WHAT IS EXPECTED:
Exactly retype the lines from the top of the data through the line containing "from matplotlib.ticker import FuncFormatter", leaving out every picture.

** BEGIN SOURCE MATERIAL **

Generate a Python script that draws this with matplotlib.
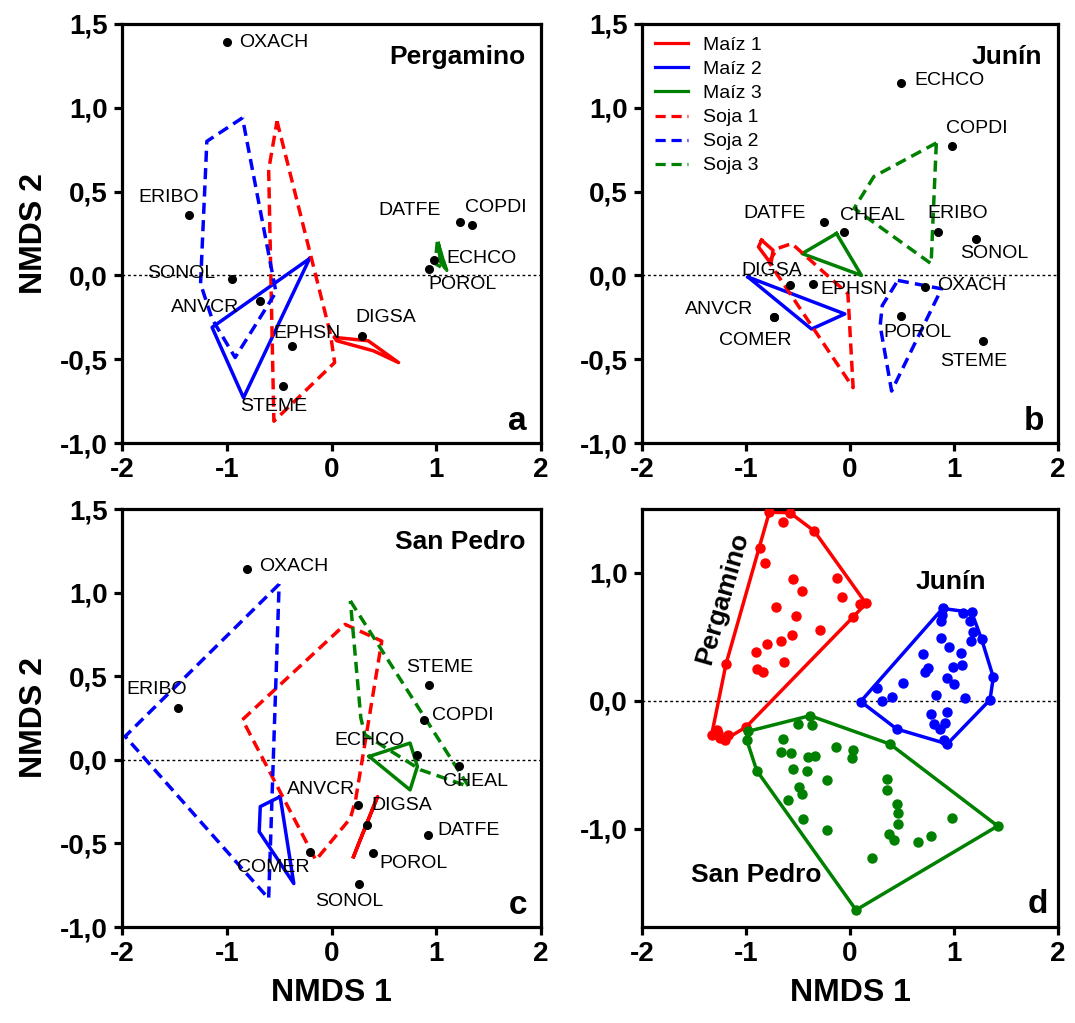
import matplotlib
matplotlib.use("Agg")
import matplotlib.pyplot as plt
from matplotlib.lines import Line2D
from matplotlib.ticker import FuncFormatter

plt.rcParams["font.family"] = ["Liberation Sans", "DejaVu Sans"]

# ---------------- species scores (NMDS 1, NMDS 2) ----------------
species_a = ["OXACH", "ERIBO", "SONOL", "ANVCR", "EPHSN", "STEME", "DIGSA",
             "DATFE", "COPDI", "ECHCO", "POROL"]
x_a = [-1.00, -1.36, -0.95, -0.68, -0.38, -0.46, 0.29, 1.23, 1.34, 0.98, 0.93]
y_a = [1.39, 0.36, -0.02, -0.15, -0.42, -0.66, -0.36, 0.32, 0.30, 0.09, 0.04]

species_b = ["ECHCO", "COPDI", "CHEAL", "ERIBO", "SONOL", "OXACH", "POROL",
             "STEME", "DATFE", "DIGSA", "EPHSN", "ANVCR", "COMER"]
x_b = [0.49, 0.98, -0.06, 0.85, 1.21, 0.72, 0.49, 1.28, -0.25, -0.58, -0.36, -0.73, -0.73]
y_b = [1.15, 0.77, 0.26, 0.26, 0.22, -0.07, -0.24, -0.39, 0.32, -0.06, -0.05, -0.25, -0.25]

species_c = ["OXACH", "ERIBO", "ANVCR", "DIGSA", "COMER", "POROL", "SONOL",
             "DATFE", "STEME", "COPDI", "ECHCO", "CHEAL"]
x_c = [-0.81, -1.47, 0.25, 0.34, -0.21, 0.40, 0.26, 0.92, 0.93, 0.88, 0.82, 1.22]
y_c = [1.14, 0.31, -0.27, -0.39, -0.55, -0.56, -0.74, -0.45, 0.45, 0.24, 0.03, -0.04]

# ---------------- hull vertices of the crop-treatment groups ----------------
treatments = ["Maíz 1", "Maíz 2", "Maíz 3", "Soja 1", "Soja 2", "Soja 3"]

hulls_a = {
    "Maíz 1": ([0.03, 0.35, 0.64, 0.40, 0.05], [-0.37, -0.39, -0.52, -0.45, -0.39]),
    "Maíz 2": ([-0.21, -1.14, -0.84], [0.10, -0.31, -0.73]),
    "Maíz 3": ([1.02, 1.09, 1.04], [0.19, 0.04, 0.08]),
    "Soja 1": ([-0.52, -0.01, 0.03, -0.55, -0.60], [0.92, -0.35, -0.52, -0.87, 0.63]),
    "Soja 2": ([-0.85, -1.19, -1.25, -1.14, -0.92, -0.53], [0.94, 0.80, -0.05, -0.26, -0.49, -0.10]),
    "Soja 3": ([1.01, 0.99, 1.10, 1.05], [0.20, 0.07, 0.03, 0.12]),
}
hulls_b = {
    "Maíz 1": ([-0.85, -0.74, -0.76, -0.88], [0.21, 0.15, 0.07, 0.17]),
    "Maíz 2": ([-0.98, -0.05, -0.37], [-0.01, -0.23, -0.32]),
    "Maíz 3": ([-0.13, -0.46, 0.11], [0.25, 0.13, 0.00]),
    "Soja 1": ([-0.78, -0.70, -0.56, -0.02, 0.03], [0.08, 0.16, 0.19, -0.11, -0.67]),
    "Soja 2": ([0.46, 0.88, 0.40, 0.29, 0.31], [-0.03, -0.08, -0.69, -0.30, -0.18]),
    "Soja 3": ([0.83, 0.23, 0.04, 0.78], [0.79, 0.59, 0.40, 0.07]),
}
hulls_c = {
    "Maíz 1": ([0.21, 0.44, 0.26], [-0.58, -0.22, -0.50]),
    "Maíz 2": ([-0.49, -0.68, -0.69, -0.36], [-0.22, -0.28, -0.43, -0.74]),
    "Maíz 3": ([0.36, 0.75, 0.82, 0.75], [0.02, 0.10, -0.04, -0.18]),
    "Soja 1": ([-0.85, 0.13, 0.48, 0.23, 0.18, -0.15], [0.24, 0.81, 0.71, -0.24, -0.35, -0.60]),
    "Soja 2": ([-0.50, -1.97, -0.60], [1.05, 0.14, -0.83]),
    "Soja 3": ([0.18, 1.31, 0.85, 0.32, 0.28], [0.95, -0.16, -0.06, 0.15, 0.25]),
}

# ---------------- site scores per location (panel d) ----------------
perg_x = [-0.776, -0.577, -0.641, -0.343, -0.865, -0.817, -0.545, -0.128, -0.465, -0.080,
          0.096, 0.154, -0.712, -0.519, 0.032, -0.288, -0.561, -0.663, -0.801, -0.907,
          -0.632, -1.192, -0.897, -0.833, -1.330, -1.266, -1.170, -1.202, -1.250, -1.000, -1.280]
perg_y = [1.475, 1.471, 1.397, 1.327, 1.197, 1.077, 0.956, 0.961, 0.859, 0.813,
          0.756, 0.761, 0.734, 0.665, 0.657, 0.553, 0.514, 0.470, 0.443, 0.384,
          0.302, 0.288, 0.249, 0.228, -0.265, -0.252, -0.265, -0.304, -0.292, -0.206, -0.226]

junin_x = [0.891, 0.881, 0.875, 1.090, 1.170, 1.154, 1.186, 1.266, 1.163, 0.875,
           0.955, 0.705, 1.067, 1.080, 0.993, 0.753, 0.721, 0.930, 1.003, 1.378,
           0.513, 0.263, 0.407, 0.305, 0.103, 0.827, 1.106, 1.346, 0.779, 0.930,
           0.810, 0.913, 0.865, 0.449, 0.907, 0.936]
junin_y = [0.722, 0.670, 0.625, 0.687, 0.691, 0.625, 0.539, 0.480, 0.467, 0.488,
           0.418, 0.366, 0.376, 0.280, 0.262, 0.255, 0.228, 0.181, 0.130, 0.184,
           0.137, 0.098, 0.033, 0.000, -0.006, 0.046, 0.021, 0.007, -0.102, -0.088,
           -0.179, -0.174, -0.221, -0.221, -0.304, -0.338]

sp_x = [-0.385, -0.497, -0.368, -0.984, -0.994, -0.641, 0.385, -0.135, 0.032, -0.663,
        -0.570, -0.337, -0.407, 0.022, -0.897, -0.545, -0.417, -0.224, 0.353, -0.487,
        0.353, -0.465, -0.599, 0.449, 0.458, -0.455, 0.978, 0.465, 1.420, -0.224,
        0.378, 0.423, 0.776, 0.651, 0.215, 0.058]
sp_y = [-0.117, -0.182, -0.193, -0.240, -0.304, -0.299, -0.339, -0.361, -0.383, -0.401,
        -0.408, -0.435, -0.442, -0.447, -0.546, -0.531, -0.546, -0.621, -0.616, -0.673,
        -0.699, -0.728, -0.780, -0.811, -0.876, -0.928, -0.921, -0.967, -0.980, -1.013,
        -1.040, -1.091, -1.057, -1.104, -1.234, -1.637]

# ---------------- styling ----------------
RED, BLUE, GREEN = "#FF0000", "#0000FF", "#008000"
DASH = (0, (3.2, 1.8))
styles = {
    "Maíz 1": (RED, "-"), "Maíz 2": (BLUE, "-"), "Maíz 3": (GREEN, "-"),
    "Soja 1": (RED, DASH), "Soja 2": (BLUE, DASH), "Soja 3": (GREEN, DASH),
}
HULL_LW = 2.5
LABEL_FS = 14

# label placement: (dx pt, dy pt, horizontal alignment)
lab_a = {"OXACH": (9, 0, "left"), "ERIBO": (-15, 13, "center"), "SONOL": (-12, 4, "right"),
         "ANVCR": (-15, -5, "right"), "EPHSN": (11, 9, "center"), "STEME": (-7, -15, "center"),
         "DIGSA": (17, 13, "center"), "DATFE": (-14, 8, "right"), "COPDI": (17, 13, "center"),
         "ECHCO": (9, 1.5, "left"), "POROL": (24, -11.5, "center")}
lab_b = {"ECHCO": (10, 1.5, "left"), "COPDI": (18, 13, "center"), "CHEAL": (21, 12, "center"),
         "ERIBO": (14, 13, "center"), "SONOL": (13, -11, "center"), "OXACH": (9, 1, "left"),
         "POROL": (12, -12.5, "center"), "STEME": (-7, -15, "center"), "DATFE": (-13, 6, "right"),
         "DIGSA": (-13, 11, "center"), "EPHSN": (5.5, -4, "left"), "ANVCR": (-15, 5.5, "right"),
         "COMER": (-13.5, -17, "center")}
lab_c = {"OXACH": (9, 2, "left"), "ERIBO": (-15, 13, "center"), "ANVCR": (-26, 11, "center"),
         "DIGSA": (25, 14, "center"), "COMER": (-26, -11, "center"), "POROL": (29, -7, "center"),
         "SONOL": (-7, -13, "center"), "DATFE": (7, 3, "left"), "STEME": (8, 12, "center"),
         "COPDI": (6, 3, "left"), "ECHCO": (-34.5, 10, "center"), "CHEAL": (12, -11, "center")}

W, H = 1075, 1023
fig = plt.figure(figsize=(W / 100, H / 100), dpi=100)


def px_axes(l, r, t, b):
    return fig.add_axes([l / W, 1 - b / H, (r - l) / W, (b - t) / H])


ax_a = px_axes(122, 541, 24, 443)
ax_b = px_axes(642, 1058, 24, 443)
ax_c = px_axes(122, 541, 509, 927)
ax_d = px_axes(642, 1058, 509, 927)

comma = FuncFormatter(lambda v, p: f"{v:.1f}".replace(".", ","))
intfmt = FuncFormatter(lambda v, p: f"{v:.0f}")


def style_axes(ax, ylim, yticks):
    ax.set_xlim(-2, 2)
    ax.set_ylim(*ylim)
    ax.set_xticks([-2, -1, 0, 1, 2])
    ax.set_yticks(yticks)
    ax.xaxis.set_major_formatter(intfmt)
    ax.yaxis.set_major_formatter(comma)
    for s in ax.spines.values():
        s.set_linewidth(2.3)
    ax.tick_params(direction="out", length=6, width=2.3, labelsize=20, pad=4)
    for lab in ax.get_xticklabels() + ax.get_yticklabels():
        lab.set_fontweight("bold")
    ax.axhline(0, color="black", lw=1.0, ls=(0, (2, 2)), zorder=1)


def draw_species_panel(ax, names, xs, ys, hulls, labels, title, letter):
    style_axes(ax, (-1.0, 1.5), [-1.0, -0.5, 0.0, 0.5, 1.0, 1.5])
    for t in treatments:
        hx, hy = hulls[t]
        col, ls = styles[t]
        ax.plot(hx + hx[:1], hy + hy[:1], color=col, ls=ls, lw=HULL_LW, zorder=2)
    ax.plot(xs, ys, "o", color="black", ms=5.5, zorder=4)
    for n, x, y in zip(names, xs, ys):
        dx, dy, ha = labels[n]
        ax.annotate(n, (x, y), xytext=(dx, dy), textcoords="offset points",
                    ha=ha, va="center", fontsize=LABEL_FS, zorder=5)
    ax.text(0.962, 0.922, title, transform=ax.transAxes, ha="right", va="center",
            fontsize=19, fontweight="bold")
    ax.text(0.966, 0.03, letter, transform=ax.transAxes, ha="right", va="baseline",
            fontsize=24, fontweight="bold")


draw_species_panel(ax_a, species_a, x_a, y_a, hulls_a, lab_a, "Pergamino", "a")
draw_species_panel(ax_b, species_b, x_b, y_b, hulls_b, lab_b, "Junín", "b")
draw_species_panel(ax_c, species_c, x_c, y_c, hulls_c, lab_c, "San Pedro", "c")

# legend of treatments
handles = [Line2D([], [], color=styles[t][0], ls=styles[t][1], lw=2.3) for t in treatments]
ax_b.legend(handles, treatments, loc="upper left", bbox_to_anchor=(0.0, 1.0),
            frameon=False, fontsize=LABEL_FS, handlelength=1.7, handletextpad=0.8,
            labelspacing=0.33, borderaxespad=0.25)


# ---------------- panel d: sites with convex hulls ----------------
def convex_hull(xs, ys):
    pts = sorted(set(zip(xs, ys)))

    def cross(o, a, b):
        return (a[0] - o[0]) * (b[1] - o[1]) - (a[1] - o[1]) * (b[0] - o[0])

    lower, upper = [], []
    for p in pts:
        while len(lower) >= 2 and cross(lower[-2], lower[-1], p) <= 0:
            lower.pop()
        lower.append(p)
    for p in reversed(pts):
        while len(upper) >= 2 and cross(upper[-2], upper[-1], p) <= 0:
            upper.pop()
        upper.append(p)
    hull = lower[:-1] + upper[:-1]
    hull.append(hull[0])
    return [p[0] for p in hull], [p[1] for p in hull]


style_axes(ax_d, (-1.77, 1.5), [-1.0, 0.0, 1.0])
for xs, ys, col in [(perg_x, perg_y, RED), (junin_x, junin_y, BLUE), (sp_x, sp_y, GREEN)]:
    hx, hy = convex_hull(xs, ys)
    ax_d.plot(hx, hy, color=col, lw=2.5, zorder=2)
    ax_d.plot(xs, ys, "o", color=col, ms=6.5, zorder=3)

ax_d.text(-1.23, 0.80, "Pergamino", rotation=74, ha="center", va="center",
          fontsize=19, fontweight="bold")
ax_d.text(0.97, 0.93, "Junín", ha="center", va="center", fontsize=19, fontweight="bold")
ax_d.text(-0.90, -1.36, "San Pedro", ha="center", va="center", fontsize=19, fontweight="bold")
ax_d.text(0.976, 0.033, "d", transform=ax_d.transAxes, ha="right", va="baseline",
          fontsize=24, fontweight="bold")

# axis titles
for ax in (ax_a, ax_c):
    ax.set_ylabel("NMDS 2", fontsize=23, fontweight="bold", labelpad=8)
for ax in (ax_c, ax_d):
    ax.set_xlabel("NMDS 1", fontsize=23, fontweight="bold", labelpad=8)

fig.savefig("out.png", dpi=100)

** END SOURCE MATERIAL **

WORKED SOLUTION:
Generate a Python script that draws this with matplotlib.
import matplotlib
matplotlib.use("Agg")
import matplotlib.pyplot as plt
from matplotlib.lines import Line2D
from matplotlib.ticker import FuncFormatter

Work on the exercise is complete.